La Maison Rousseau tatouée sur le cœur
La parcours de vie de Cynthia Bourgault a croisé la grande histoire de La Maison Rousseau en 2012. Née dans une famille de cuisinières, elle a complété un DEP en cuisine et un DEP en service de restaurant au Centre de formation professionnelle de Montmagny. Après avoir complété ses stages, elle a joint l’équipe de son futur établissement. « Tout a alors changé en moi. J’ai ressenti un gros coup de cœur, une passion qui m’habite encore, mais aussi un sentiment d’appartenance inexplicable. L’âme ancestrale des lieux s’est imprégnée en moi, et j’y ai vu mon avenir. J’ai le profond désir de garder ce bâtiment historique en vie, afin que tous en profitent et afin qu’il soit une fierté pour Montmagny », conclut Cynthia Bourgault.
Une famille pas comme les autres
« La gang de la Maison Rousseau, nous sommes tous habités d’une belle folie. Nous aimons la cuisine, nos produits, nos clients et notre communauté », affirme en souriant Cynthia Rousseau.
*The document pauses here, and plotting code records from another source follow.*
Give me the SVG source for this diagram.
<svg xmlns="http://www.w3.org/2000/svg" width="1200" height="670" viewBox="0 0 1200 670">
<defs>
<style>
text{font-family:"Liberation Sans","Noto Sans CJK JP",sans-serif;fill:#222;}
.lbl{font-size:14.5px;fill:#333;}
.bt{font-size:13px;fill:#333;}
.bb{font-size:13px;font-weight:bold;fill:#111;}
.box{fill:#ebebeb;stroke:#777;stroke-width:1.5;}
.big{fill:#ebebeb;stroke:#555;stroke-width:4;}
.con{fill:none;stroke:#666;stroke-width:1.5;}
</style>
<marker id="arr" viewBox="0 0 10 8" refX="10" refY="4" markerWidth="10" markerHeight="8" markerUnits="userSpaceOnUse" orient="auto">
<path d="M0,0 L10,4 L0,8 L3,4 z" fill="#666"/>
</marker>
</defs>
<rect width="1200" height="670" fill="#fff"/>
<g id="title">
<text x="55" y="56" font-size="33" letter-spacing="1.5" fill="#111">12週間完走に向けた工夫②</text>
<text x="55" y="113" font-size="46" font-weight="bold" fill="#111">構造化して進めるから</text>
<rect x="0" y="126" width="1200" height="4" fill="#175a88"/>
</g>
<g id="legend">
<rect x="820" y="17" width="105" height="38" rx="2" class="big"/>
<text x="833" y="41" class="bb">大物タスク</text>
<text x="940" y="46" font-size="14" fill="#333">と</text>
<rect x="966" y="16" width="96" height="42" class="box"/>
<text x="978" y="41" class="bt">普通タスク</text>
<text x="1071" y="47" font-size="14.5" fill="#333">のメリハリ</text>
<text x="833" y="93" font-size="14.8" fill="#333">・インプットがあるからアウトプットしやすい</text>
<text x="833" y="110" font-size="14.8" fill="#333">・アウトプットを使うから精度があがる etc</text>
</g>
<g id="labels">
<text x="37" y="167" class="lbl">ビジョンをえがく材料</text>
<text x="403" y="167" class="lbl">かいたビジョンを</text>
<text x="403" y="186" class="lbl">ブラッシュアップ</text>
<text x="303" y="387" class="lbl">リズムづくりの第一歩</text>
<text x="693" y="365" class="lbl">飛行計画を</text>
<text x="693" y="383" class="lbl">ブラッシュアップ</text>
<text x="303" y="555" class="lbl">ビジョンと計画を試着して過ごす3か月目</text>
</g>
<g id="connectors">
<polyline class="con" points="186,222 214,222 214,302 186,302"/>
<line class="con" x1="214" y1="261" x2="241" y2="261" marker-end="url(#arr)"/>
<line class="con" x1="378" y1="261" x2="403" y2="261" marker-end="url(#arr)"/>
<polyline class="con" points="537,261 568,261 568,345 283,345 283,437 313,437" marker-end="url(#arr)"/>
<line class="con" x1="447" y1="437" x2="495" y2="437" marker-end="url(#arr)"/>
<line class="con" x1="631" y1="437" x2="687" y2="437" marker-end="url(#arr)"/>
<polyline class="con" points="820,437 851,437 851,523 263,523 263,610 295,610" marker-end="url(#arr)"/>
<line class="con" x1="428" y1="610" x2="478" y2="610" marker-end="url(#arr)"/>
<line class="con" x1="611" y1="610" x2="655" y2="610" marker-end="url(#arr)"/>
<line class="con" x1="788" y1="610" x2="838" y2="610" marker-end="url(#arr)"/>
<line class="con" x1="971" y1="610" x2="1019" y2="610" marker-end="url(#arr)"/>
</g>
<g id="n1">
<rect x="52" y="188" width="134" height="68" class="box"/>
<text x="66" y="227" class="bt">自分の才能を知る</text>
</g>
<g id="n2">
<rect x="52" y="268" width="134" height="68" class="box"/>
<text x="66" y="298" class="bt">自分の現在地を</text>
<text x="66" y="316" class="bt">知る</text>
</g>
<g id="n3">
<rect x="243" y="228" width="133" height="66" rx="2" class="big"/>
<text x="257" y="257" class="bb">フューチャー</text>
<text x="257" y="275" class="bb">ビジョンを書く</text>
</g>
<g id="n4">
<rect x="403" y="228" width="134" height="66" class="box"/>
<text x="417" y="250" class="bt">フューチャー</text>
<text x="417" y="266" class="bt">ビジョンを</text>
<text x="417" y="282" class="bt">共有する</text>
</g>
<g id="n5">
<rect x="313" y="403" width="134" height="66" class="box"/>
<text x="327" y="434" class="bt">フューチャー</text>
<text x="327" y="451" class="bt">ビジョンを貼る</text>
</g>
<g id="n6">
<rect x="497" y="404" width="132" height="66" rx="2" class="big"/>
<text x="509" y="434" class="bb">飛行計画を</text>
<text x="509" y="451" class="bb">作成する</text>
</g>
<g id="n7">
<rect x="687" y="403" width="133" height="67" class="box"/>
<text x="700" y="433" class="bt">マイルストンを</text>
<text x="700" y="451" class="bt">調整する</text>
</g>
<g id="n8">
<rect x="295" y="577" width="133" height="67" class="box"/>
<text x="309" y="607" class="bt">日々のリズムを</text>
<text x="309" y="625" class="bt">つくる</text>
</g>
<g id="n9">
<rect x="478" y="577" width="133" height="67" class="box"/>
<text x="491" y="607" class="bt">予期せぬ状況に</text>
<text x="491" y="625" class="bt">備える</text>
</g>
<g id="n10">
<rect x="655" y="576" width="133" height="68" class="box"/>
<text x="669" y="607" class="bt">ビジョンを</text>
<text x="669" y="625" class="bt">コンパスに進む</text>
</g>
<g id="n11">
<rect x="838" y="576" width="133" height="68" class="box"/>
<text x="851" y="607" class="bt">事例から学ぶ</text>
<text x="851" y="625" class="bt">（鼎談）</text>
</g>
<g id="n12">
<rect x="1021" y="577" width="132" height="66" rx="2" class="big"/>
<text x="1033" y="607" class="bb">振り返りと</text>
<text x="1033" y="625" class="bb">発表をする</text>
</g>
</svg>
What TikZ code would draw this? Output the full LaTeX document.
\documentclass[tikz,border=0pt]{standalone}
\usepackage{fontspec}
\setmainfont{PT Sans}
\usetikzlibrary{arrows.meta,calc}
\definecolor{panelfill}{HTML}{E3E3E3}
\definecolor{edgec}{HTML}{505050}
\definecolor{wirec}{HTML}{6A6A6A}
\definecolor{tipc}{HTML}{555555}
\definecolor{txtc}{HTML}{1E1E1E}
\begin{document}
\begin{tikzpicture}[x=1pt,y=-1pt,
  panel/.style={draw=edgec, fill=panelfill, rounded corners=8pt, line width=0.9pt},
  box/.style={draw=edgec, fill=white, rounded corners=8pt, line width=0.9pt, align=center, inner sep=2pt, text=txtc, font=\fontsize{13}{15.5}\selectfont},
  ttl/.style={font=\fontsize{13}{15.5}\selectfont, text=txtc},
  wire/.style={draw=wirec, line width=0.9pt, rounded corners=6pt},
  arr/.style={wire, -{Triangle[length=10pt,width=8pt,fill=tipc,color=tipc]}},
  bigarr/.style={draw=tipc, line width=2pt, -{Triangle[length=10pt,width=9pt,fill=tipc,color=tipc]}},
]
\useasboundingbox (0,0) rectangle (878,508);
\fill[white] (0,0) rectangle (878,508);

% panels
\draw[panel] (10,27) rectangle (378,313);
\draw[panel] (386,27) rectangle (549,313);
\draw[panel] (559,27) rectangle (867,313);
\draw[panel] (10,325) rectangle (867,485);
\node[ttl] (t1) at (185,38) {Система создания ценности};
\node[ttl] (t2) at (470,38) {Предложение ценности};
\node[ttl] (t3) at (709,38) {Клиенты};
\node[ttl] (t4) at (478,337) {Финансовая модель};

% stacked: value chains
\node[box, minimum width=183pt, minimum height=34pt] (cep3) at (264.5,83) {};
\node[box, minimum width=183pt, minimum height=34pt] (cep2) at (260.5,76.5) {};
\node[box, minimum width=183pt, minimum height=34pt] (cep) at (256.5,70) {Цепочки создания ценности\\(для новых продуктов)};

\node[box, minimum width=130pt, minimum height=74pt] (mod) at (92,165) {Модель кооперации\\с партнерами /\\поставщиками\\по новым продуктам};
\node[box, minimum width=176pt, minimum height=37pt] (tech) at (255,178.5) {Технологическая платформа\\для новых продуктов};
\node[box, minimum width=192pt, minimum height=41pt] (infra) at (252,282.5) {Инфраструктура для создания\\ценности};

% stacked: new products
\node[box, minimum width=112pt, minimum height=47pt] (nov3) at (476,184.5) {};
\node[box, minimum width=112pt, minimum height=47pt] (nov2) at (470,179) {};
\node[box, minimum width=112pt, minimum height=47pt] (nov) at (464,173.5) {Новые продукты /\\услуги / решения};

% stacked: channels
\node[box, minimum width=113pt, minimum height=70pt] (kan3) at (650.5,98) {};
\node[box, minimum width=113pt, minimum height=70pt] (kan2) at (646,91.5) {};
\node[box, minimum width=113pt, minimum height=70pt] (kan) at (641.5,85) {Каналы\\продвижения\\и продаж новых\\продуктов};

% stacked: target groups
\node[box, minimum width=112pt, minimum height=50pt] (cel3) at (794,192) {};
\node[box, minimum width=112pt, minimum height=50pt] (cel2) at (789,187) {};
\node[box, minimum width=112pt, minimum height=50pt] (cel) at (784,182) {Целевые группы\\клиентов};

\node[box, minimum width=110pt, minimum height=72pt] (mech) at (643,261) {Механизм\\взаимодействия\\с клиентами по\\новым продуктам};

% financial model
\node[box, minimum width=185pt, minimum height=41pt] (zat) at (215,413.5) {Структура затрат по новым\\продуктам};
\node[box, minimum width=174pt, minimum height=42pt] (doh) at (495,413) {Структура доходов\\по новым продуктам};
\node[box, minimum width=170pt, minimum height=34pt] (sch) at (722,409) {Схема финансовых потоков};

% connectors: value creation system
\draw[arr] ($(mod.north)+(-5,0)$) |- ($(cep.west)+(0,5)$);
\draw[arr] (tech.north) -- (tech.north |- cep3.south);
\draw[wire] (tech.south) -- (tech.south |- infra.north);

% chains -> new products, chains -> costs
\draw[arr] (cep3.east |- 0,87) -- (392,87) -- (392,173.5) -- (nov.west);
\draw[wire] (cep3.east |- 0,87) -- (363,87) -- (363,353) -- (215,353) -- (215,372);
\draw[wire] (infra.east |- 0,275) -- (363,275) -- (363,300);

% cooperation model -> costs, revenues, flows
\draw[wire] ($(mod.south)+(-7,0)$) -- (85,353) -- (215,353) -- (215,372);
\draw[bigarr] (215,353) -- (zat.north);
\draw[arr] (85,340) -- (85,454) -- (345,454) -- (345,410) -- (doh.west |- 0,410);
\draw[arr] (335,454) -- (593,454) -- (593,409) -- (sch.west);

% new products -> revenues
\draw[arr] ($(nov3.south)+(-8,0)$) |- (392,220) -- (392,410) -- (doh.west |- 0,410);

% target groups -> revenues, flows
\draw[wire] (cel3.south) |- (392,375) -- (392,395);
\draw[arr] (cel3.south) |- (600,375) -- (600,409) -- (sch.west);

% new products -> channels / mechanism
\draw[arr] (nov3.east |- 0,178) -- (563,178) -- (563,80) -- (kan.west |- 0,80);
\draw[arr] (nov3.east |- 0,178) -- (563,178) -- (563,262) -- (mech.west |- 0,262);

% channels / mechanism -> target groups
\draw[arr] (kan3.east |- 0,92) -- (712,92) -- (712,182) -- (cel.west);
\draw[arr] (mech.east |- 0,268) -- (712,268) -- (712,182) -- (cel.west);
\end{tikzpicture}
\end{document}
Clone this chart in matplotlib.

Pour celle-ci, chaque membre joue un rôle essentiel au sein de l’entreprise, et elle n’hésite pas à souligner leurs efforts et leur créativité auprès de tous. D’abondant, ils apportent leur couleur et leur sensibilité artistique dans les activités de l’établissement, où la collégialité règne. Par contre, elle se désole que certaines personnes n’aillent pas au-delà de l’apparence moins traditionnelle de certains membres de sa brigade, afin de découvrir les personnes merveilleusement talentueuses qu’elles sont. Aussi, elle s’inquiète du manque de relève dans la profession, qui est trop souvent dénigrée. Mme Bourgault rappelle que le monde de la restauration offre plusieurs possibilités de carrière rémunératrice, passionnante et créative.